After he left Thurley sat oblivious to telephones or unanswered mail, forgetting the Corners and Miss Clergy and Ali Baba’s pride as he had driven her to the station. She was considering as a judicial gray angel this question of eternally having a good time which was a cancer spot in national common sense.

Now that the tide was turning rapidly towards peace and victory, a call was being made so stupendous and half mystical that perhaps women could best hear and understand since their ears are attuned to children’s unworded, sobbed wants. It was the call to declare themselves as gray angels and to work together for the banishment of the good time menace, to show the world, non-fighting and veterans, that it is good to be ordinary, to return to “life as usual” instead of staying breathless with excitement, unjustly halo-clad, scornful of humdrum duties and rebelling at the inevitable readjustment. By this women should come to see things as they are, not as they would wish them to be.

Dusk crept on Thurley unawares. She started up as the maid came in to hand her a telegram. She knew before she opened it. Miss Clergy was dead.


CHAPTER XXXVII

“She went to sleep-like,” Ali Baba told her, after the simple funeral. “She wasn’t what you would call in pain—just sighing and calling for people dead these forty years. She says to Hopeful, ‘The Watcher of the Dead has seen me’—and we knew then it was the end.”

“What about the watcher of the dead?” Thurley said softly.
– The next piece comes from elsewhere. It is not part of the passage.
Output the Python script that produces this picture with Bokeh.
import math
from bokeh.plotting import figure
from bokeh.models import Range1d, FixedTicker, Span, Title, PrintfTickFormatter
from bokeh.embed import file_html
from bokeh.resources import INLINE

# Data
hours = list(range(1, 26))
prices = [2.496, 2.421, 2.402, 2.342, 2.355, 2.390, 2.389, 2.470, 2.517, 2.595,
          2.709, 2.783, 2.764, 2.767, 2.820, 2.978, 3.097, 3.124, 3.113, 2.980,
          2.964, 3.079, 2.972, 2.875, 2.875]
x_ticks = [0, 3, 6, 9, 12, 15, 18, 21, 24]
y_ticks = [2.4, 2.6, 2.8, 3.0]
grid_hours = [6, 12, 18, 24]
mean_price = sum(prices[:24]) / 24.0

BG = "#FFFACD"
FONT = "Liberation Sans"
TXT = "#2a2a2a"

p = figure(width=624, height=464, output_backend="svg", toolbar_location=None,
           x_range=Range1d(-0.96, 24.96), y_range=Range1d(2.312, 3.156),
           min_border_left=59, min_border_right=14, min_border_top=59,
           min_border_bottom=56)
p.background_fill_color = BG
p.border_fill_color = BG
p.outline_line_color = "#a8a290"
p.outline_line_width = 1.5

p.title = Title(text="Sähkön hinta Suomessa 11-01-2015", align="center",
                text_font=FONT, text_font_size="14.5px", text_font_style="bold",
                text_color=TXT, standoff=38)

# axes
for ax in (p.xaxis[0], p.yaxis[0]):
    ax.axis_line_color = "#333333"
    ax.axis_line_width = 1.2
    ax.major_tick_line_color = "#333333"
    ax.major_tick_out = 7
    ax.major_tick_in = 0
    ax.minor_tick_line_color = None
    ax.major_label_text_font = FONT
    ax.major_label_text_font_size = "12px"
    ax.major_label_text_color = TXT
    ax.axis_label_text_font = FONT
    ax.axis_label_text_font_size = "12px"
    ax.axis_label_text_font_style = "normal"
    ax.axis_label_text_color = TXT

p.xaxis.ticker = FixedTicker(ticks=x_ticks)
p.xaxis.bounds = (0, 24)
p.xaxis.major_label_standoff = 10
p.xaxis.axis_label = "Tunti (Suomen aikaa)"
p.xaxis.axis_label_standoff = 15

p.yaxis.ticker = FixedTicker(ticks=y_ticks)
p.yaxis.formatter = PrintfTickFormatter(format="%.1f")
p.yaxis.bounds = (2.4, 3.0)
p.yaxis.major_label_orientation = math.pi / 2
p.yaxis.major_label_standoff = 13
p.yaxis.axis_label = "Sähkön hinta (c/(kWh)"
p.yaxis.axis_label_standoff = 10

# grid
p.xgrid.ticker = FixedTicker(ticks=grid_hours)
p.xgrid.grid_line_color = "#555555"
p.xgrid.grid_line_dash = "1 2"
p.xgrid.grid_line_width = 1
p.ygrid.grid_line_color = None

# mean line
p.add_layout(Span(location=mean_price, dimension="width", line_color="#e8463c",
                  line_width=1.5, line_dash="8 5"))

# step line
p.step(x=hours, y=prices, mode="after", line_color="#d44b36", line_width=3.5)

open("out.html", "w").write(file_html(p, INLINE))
“The watcher must have some one to keep him company and when the last one that has died has stayed with him long enough and goes away, they do say the watcher goes about the village looking into faces to see in which lies the shadow of death—and he loses no time in taking him so that he will have company. Miss Clergy remembered the story. She went to sleep sayin’, ‘Tell Thurley—to—use—her—own—judgment.’”

“Ali Baba—did she—” Thurley grasped his arm.